## Work required
Without the pictures, set down every line of the data exactly.

## Data shown
=====

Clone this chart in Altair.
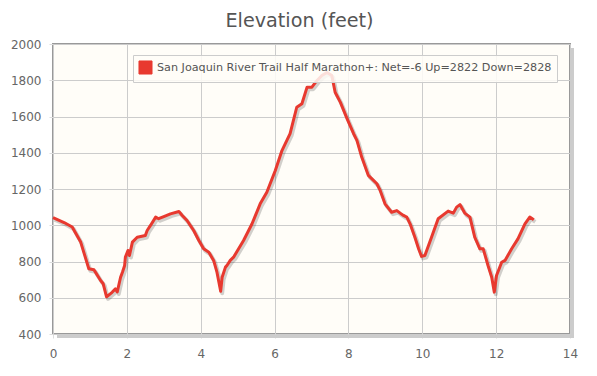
import altair as alt
import pandas as pd

miles = [0.0, 0.3, 0.52, 0.75, 0.97, 1.11, 1.29, 1.36, 1.45, 1.6, 1.69, 1.74, 1.83, 1.88, 1.94, 1.96,
         2.03, 2.07, 2.15, 2.28, 2.5, 2.55, 2.64, 2.78, 2.86, 3.0, 3.18, 3.41, 3.5, 3.63, 3.81, 3.95,
         4.08, 4.22, 4.35, 4.44, 4.54, 4.58, 4.67, 4.71, 4.8, 4.89, 5.16, 5.39, 5.61, 5.79, 6.02, 6.2,
         6.42, 6.6, 6.74, 6.88, 7.01, 7.15, 7.28, 7.42, 7.55, 7.64, 7.78, 7.96, 8.14, 8.23, 8.36, 8.54,
         8.77, 8.86, 8.99, 9.17, 9.31, 9.4, 9.49, 9.58, 9.67, 9.8, 9.9, 9.98, 10.07, 10.25, 10.43, 10.7,
         10.84, 10.93, 11.02, 11.15, 11.29, 11.42, 11.56, 11.65, 11.78, 11.88, 11.95, 12.01, 12.15,
         12.24, 12.42, 12.59, 12.78, 12.91, 13.02]
elevation = [1042, 1015, 990, 907, 760, 754, 695, 677, 605, 630, 649, 632, 713, 741, 778, 824,
             861, 833, 907, 934, 943, 971, 999, 1045, 1036, 1048, 1063, 1076, 1054, 1026, 971, 916,
             870, 851, 806, 741, 636, 713, 769, 778, 806, 824, 916, 1008, 1118, 1182, 1302, 1412,
             1505, 1651, 1670, 1762, 1762, 1799, 1826, 1843, 1826, 1734, 1679, 1590, 1505, 1468, 1376, 1275,
             1229, 1192, 1118, 1072, 1081, 1067, 1054, 1045, 1008, 934, 870, 828, 833, 934, 1036, 1078,
             1067, 1100, 1114, 1067, 1045, 934, 870, 870, 778, 713, 631, 723, 796,
             806, 870, 925, 1008, 1045, 1030]
series_label = "San Joaquin River Trail Half Marathon+: Net=-6 Up=2822 Down=2828"
title_text = "Elevation (feet)"
x_ticks = [0, 2, 4, 6, 8, 10, 12, 14]
y_ticks = [400, 600, 800, 1000, 1200, 1400, 1600, 1800, 2000]

df = pd.DataFrame({"miles": miles, "elevation": elevation, "series": series_label})

W, H = 517, 290
FONT = "DejaVu Sans"
RED = "#E8392F"

x_enc = alt.X("miles:Q", scale=alt.Scale(domain=[0, 14], nice=False),
              axis=alt.Axis(values=x_ticks, title=None, grid=True, labelPadding=10,
                            labelFlush=False, labelOverlap=False,
                            tickSize=4, tickColor="#ddd", domain=False, format="d"))
y_enc = alt.Y("elevation:Q", scale=alt.Scale(domain=[400, 2000], nice=False),
              axis=alt.Axis(values=y_ticks, title=None, grid=True, labelPadding=8,
                            labelFlush=False, labelOverlap=False,
                            tickSize=4, tickColor="#ddd", domain=False, format="d"))

shadow = alt.Chart(df).mark_line(color="#000", opacity=0.18, strokeWidth=4,
                                 xOffset=1.5, yOffset=2, strokeJoin="round").encode(x=x_enc, y=y_enc)

line = alt.Chart(df).mark_line(strokeWidth=3, strokeJoin="round").encode(
    x=x_enc, y=y_enc,
    color=alt.Color("series:N",
                    scale=alt.Scale(domain=[series_label], range=[RED]),
                    legend=alt.Legend(title=None, orient="none", legendX=80, legendY=11,
                                      symbolType="square", symbolSize=170,
                                      symbolFillColor=RED,
                                      symbolStrokeColor="#bbb", symbolStrokeWidth=1,
                                      labelFont=FONT, labelFontSize=11.2, labelColor="#555",
                                      labelLimit=600, padding=5,
                                      strokeColor="#ccc", fillColor="rgba(255,253,248,0.85)")),
)

frame_shadow_r = alt.Chart(df).mark_rule(color="#ccc", strokeWidth=3).encode(
    x=alt.value(W + 2.5), y=alt.value(4), y2=alt.value(H + 4))
frame_shadow_b = alt.Chart(df).mark_rule(color="#ccc", strokeWidth=3).encode(
    x=alt.value(4), x2=alt.value(W + 4), y=alt.value(H + 2.5))

chart = alt.layer(frame_shadow_r, frame_shadow_b, shadow, line).properties(
    width=W, height=H,
    title=alt.TitleParams(title_text, font=FONT, fontSize=19.2, fontWeight="normal",
                          color="#555", anchor="middle", offset=7, dx=-12),
    autosize=alt.AutoSizeParams(type="none"),
    padding={"left": 45, "top": 36, "right": 19, "bottom": 34},
    background="#ffffff",
).configure_view(
    fill="#FFFDF8", stroke="#999", strokeWidth=2
).configure_axis(
    gridColor="#cccccc", gridWidth=1, labelFont=FONT, labelFontSize=12, labelColor="#666"
)

chart.save("out.html", embed_options={"renderer": "svg", "actions": False})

=====

## Exercise response
Clone this chart in Altair.
import altair as alt
import pandas as pd

miles = [0.0, 0.3, 0.52, 0.75, 0.97, 1.11, 1.29, 1.36, 1.45, 1.6, 1.69, 1.74, 1.83, 1.88, 1.94, 1.96,
         2.03, 2.07, 2.15, 2.28, 2.5, 2.55, 2.64, 2.78, 2.86, 3.0, 3.18, 3.41, 3.5, 3.63, 3.81, 3.95,
         4.08, 4.22, 4.35, 4.44, 4.54, 4.58, 4.67, 4.71, 4.8, 4.89, 5.16, 5.39, 5.61, 5.79, 6.02, 6.2,
         6.42, 6.6, 6.74, 6.88, 7.01, 7.15, 7.28, 7.42, 7.55, 7.64, 7.78, 7.96, 8.14, 8.23, 8.36, 8.54,
         8.77, 8.86, 8.99, 9.17, 9.31, 9.4, 9.49, 9.58, 9.67, 9.8, 9.9, 9.98, 10.07, 10.25, 10.43, 10.7,
         10.84, 10.93, 11.02, 11.15, 11.29, 11.42, 11.56, 11.65, 11.78, 11.88, 11.95, 12.01, 12.15,
         12.24, 12.42, 12.59, 12.78, 12.91, 13.02]
elevation = [1042, 1015, 990, 907, 760, 754, 695, 677, 605, 630, 649, 632, 713, 741, 778, 824,
             861, 833, 907, 934, 943, 971, 999, 1045, 1036, 1048, 1063, 1076, 1054, 1026, 971, 916,
             870, 851, 806, 741, 636, 713, 769, 778, 806, 824, 916, 1008, 1118, 1182, 1302, 1412,
             1505, 1651, 1670, 1762, 1762, 1799, 1826, 1843, 1826, 1734, 1679, 1590, 1505, 1468, 1376, 1275,
             1229, 1192, 1118, 1072, 1081, 1067, 1054, 1045, 1008, 934, 870, 828, 833, 934, 1036, 1078,
             1067, 1100, 1114, 1067, 1045, 934, 870, 870, 778, 713, 631, 723, 796,
             806, 870, 925, 1008, 1045, 1030]
series_label = "San Joaquin River Trail Half Marathon+: Net=-6 Up=2822 Down=2828"
title_text = "Elevation (feet)"
x_ticks = [0, 2, 4, 6, 8, 10, 12, 14]
y_ticks = [400, 600, 800, 1000, 1200, 1400, 1600, 1800, 2000]

df = pd.DataFrame({"miles": miles, "elevation": elevation, "series": series_label})

W, H = 517, 290
FONT = "DejaVu Sans"
RED = "#E8392F"

x_enc = alt.X("miles:Q", scale=alt.Scale(domain=[0, 14], nice=False),
              axis=alt.Axis(values=x_ticks, title=None, grid=True, labelPadding=10,
                            labelFlush=False, labelOverlap=False,
                            tickSize=4, tickColor="#ddd", domain=False, format="d"))
y_enc = alt.Y("elevation:Q", scale=alt.Scale(domain=[400, 2000], nice=False),
              axis=alt.Axis(values=y_ticks, title=None, grid=True, labelPadding=8,
                            labelFlush=False, labelOverlap=False,
                            tickSize=4, tickColor="#ddd", domain=False, format="d"))

shadow = alt.Chart(df).mark_line(color="#000", opacity=0.18, strokeWidth=4,
                                 xOffset=1.5, yOffset=2, strokeJoin="round").encode(x=x_enc, y=y_enc)

line = alt.Chart(df).mark_line(strokeWidth=3, strokeJoin="round").encode(
    x=x_enc, y=y_enc,
    color=alt.Color("series:N",
                    scale=alt.Scale(domain=[series_label], range=[RED]),
                    legend=alt.Legend(title=None, orient="none", legendX=80, legendY=11,
                                      symbolType="square", symbolSize=170,
                                      symbolFillColor=RED,
                                      symbolStrokeColor="#bbb", symbolStrokeWidth=1,
                                      labelFont=FONT, labelFontSize=11.2, labelColor="#555",
                                      labelLimit=600, padding=5,
                                      strokeColor="#ccc", fillColor="rgba(255,253,248,0.85)")),
)

frame_shadow_r = alt.Chart(df).mark_rule(color="#ccc", strokeWidth=3).encode(
    x=alt.value(W + 2.5), y=alt.value(4), y2=alt.value(H + 4))
frame_shadow_b = alt.Chart(df).mark_rule(color="#ccc", strokeWidth=3).encode(
    x=alt.value(4), x2=alt.value(W + 4), y=alt.value(H + 2.5))

chart = alt.layer(frame_shadow_r, frame_shadow_b, shadow, line).properties(
    width=W, height=H,
    title=alt.TitleParams(title_text, font=FONT, fontSize=19.2, fontWeight="normal",
                          color="#555", anchor="middle", offset=7, dx=-12),
    autosize=alt.AutoSizeParams(type="none"),
    padding={"left": 45, "top": 36, "right": 19, "bottom": 34},
    background="#ffffff",
).configure_view(
    fill="#FFFDF8", stroke="#999", strokeWidth=2
).configure_axis(
    gridColor="#cccccc", gridWidth=1, labelFont=FONT, labelFontSize=12, labelColor="#666"
)

chart.save("out.html", embed_options={"renderer": "svg", "actions": False})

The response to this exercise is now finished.